Mindfulness is a practice that helps us to attain balance, further resilience, improve and maintain well-being, and reduce stress. While its roots are in Buddhist traditions of contemplative practice, the mindfulness movement is now transforming the western world.
Not only are people using mindfulness in their daily lives, but professionals are applying mindfulness within a range of careers, such as healthcare, counseling, education, and business, among many others.
At Lesley University, you can get a master’s degree or a graduate certificate in Mindfulness Studies—the first academic programs of their kind in the nation. Most of our students are working when they enroll, but throughout their studies and after they graduate, they identify emerging fields and revolutionize existing ones through the inclusion of mindfulness.
To illuminate how our students align their studies to their life experiences and careers, here are 5 graduates’ accomplishments in various industries.

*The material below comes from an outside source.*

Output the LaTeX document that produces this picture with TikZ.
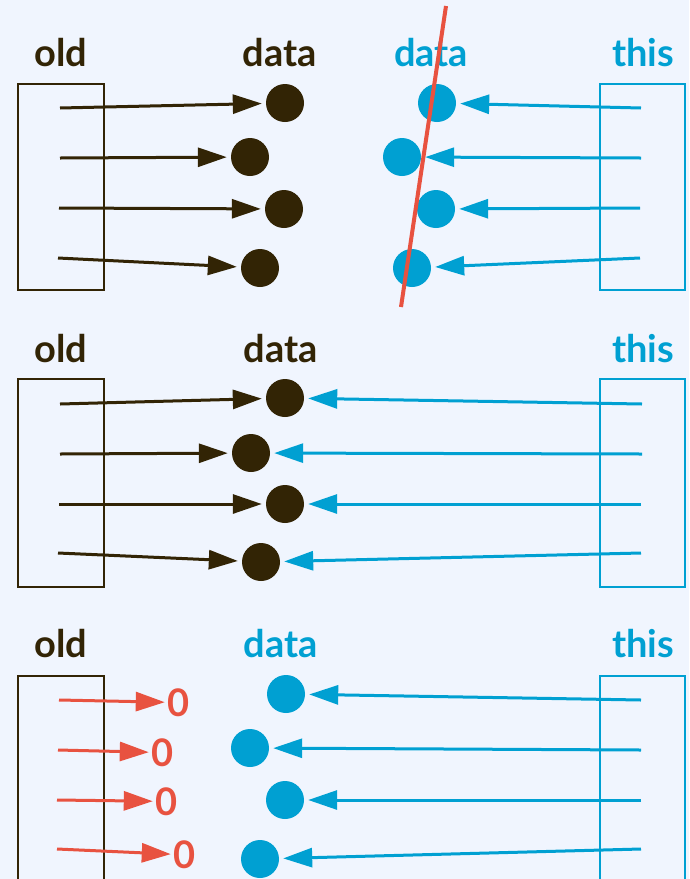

Lauren Ruben ’18, New Parent Support Group Facilitator, Jewish Family and Children’s Service
Lauren Ruben discovered the benefits of mindfulness after the birth of her second child. Lauren spent years cultivating her mindfulness practice while supporting parents through their child’s first year in her role as a New Parent Support Group Facilitator. Once her children were grown, Lauren enrolled in Lesley’s master’s degree program in Mindfulness Studies.
For Lauren, the graduate program illuminated the potential of using mindfulness when working with expectant parents. “It became clear to me how powerful it could be for parents to have a solid foundation in mindfulness practice before the baby arrived. There is not a day that goes by where I’m not using these skills,” she says.

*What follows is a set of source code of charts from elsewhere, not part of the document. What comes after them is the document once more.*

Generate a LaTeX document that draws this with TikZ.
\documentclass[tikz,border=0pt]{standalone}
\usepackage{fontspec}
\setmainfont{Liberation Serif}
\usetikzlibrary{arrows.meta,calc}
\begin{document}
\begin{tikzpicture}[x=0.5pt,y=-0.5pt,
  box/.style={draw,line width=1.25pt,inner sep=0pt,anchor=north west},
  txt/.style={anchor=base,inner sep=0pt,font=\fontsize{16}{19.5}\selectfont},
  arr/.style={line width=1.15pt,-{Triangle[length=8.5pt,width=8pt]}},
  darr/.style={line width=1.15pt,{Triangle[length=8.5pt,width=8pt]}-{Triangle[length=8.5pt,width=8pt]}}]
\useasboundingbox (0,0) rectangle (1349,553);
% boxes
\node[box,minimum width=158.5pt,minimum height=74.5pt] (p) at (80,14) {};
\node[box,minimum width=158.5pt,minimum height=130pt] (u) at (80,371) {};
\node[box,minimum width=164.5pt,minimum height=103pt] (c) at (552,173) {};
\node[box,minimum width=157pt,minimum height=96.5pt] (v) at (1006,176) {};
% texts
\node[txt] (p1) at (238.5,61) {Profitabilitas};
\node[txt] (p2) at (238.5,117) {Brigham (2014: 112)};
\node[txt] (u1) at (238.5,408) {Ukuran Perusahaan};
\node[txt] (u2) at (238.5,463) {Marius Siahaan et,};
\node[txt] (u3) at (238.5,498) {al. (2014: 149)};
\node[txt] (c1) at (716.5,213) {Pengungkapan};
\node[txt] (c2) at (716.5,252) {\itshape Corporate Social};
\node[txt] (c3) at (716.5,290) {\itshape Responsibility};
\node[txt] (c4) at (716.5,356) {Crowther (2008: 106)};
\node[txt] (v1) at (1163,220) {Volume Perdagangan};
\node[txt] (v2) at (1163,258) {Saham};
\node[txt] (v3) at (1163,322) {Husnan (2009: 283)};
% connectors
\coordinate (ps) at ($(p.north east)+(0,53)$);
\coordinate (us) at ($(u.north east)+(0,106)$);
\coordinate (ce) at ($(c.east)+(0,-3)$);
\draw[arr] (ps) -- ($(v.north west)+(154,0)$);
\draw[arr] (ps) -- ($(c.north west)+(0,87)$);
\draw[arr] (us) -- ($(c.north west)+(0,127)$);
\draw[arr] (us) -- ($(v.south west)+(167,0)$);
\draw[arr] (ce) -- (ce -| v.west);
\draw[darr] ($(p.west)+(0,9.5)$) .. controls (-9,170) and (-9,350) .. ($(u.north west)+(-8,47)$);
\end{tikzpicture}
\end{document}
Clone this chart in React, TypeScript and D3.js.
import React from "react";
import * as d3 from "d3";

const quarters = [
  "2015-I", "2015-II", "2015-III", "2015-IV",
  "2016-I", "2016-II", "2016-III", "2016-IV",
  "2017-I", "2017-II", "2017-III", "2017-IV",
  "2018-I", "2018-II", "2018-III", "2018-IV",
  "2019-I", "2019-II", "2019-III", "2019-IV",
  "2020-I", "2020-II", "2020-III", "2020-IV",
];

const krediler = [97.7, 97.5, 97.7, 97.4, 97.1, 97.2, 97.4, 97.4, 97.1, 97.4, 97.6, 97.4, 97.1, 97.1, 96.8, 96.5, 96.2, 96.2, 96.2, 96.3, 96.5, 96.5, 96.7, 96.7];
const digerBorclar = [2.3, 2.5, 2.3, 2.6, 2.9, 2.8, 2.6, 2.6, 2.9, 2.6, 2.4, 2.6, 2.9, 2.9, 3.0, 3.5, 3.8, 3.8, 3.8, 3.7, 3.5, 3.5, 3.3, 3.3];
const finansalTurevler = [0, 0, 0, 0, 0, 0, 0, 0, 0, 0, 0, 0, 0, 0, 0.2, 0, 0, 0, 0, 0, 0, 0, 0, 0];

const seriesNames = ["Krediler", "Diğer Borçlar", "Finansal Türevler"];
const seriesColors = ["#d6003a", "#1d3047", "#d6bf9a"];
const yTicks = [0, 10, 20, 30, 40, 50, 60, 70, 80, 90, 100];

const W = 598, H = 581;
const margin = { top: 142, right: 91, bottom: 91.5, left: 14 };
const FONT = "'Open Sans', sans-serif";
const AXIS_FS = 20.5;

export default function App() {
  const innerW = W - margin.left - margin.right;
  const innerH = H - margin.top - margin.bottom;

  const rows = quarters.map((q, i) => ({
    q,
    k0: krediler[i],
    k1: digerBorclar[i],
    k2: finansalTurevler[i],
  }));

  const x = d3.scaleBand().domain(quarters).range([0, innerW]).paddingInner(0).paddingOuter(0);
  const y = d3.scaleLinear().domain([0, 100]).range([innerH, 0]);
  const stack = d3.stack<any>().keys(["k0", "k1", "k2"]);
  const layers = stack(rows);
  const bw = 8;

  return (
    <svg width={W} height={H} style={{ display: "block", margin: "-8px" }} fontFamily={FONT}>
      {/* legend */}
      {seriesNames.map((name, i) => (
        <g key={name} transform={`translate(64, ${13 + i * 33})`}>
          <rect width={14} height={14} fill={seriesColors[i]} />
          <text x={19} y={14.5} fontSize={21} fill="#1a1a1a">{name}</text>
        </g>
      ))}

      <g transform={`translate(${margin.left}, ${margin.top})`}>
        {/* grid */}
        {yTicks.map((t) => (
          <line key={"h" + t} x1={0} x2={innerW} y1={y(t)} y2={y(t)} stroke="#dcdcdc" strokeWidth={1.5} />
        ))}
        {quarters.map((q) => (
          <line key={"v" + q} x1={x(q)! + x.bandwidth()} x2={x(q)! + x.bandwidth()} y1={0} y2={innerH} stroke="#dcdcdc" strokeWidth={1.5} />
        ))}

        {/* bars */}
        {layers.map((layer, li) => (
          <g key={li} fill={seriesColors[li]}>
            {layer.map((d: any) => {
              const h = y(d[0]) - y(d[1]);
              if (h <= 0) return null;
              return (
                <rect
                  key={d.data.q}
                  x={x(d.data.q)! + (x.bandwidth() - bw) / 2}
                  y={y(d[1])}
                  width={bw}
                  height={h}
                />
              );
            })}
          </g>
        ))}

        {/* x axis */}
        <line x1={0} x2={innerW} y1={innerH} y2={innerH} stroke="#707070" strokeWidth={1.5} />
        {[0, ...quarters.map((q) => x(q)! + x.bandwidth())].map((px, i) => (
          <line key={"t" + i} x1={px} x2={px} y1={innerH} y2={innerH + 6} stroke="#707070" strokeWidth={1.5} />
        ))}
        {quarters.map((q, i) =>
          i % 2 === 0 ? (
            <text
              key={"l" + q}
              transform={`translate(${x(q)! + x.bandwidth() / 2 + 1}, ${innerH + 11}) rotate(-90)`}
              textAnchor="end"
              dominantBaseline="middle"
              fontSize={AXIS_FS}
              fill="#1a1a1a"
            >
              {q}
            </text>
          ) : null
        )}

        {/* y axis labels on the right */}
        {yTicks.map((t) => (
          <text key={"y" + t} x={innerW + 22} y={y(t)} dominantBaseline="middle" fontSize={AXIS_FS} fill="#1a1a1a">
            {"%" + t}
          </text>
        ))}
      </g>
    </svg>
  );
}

Lauren developed this idea in her thesis, Promoting Secure Attachment Through Parental Mindfulness and Meditation, The SAMMP Curriculum, where she designed a 7-week introductory mindfulness curriculum for expectant parents to help them foster secure attachments with their newborns.
Lauren describes how mindfulness and awareness training enhances new parents’ ability to cope and adjust to a crying baby. “It helps them recognize that their baby is not crying to torment them but simply communicating in the only way they can,” she says. “It helps parents learn not to take it personally and that they have a choice of how to think about it.”
In 2016, Lauren founded Dharmamumma, where she offers workshops, classes, and individual sessions on mindfulness. While she has a passion for working with mostly first-time parents, she also provides introductory mindfulness courses, mindful approaches to address racial bias, and open mindfulness sessions. She hopes that others will benefit from the transformative power of mindfulness practice.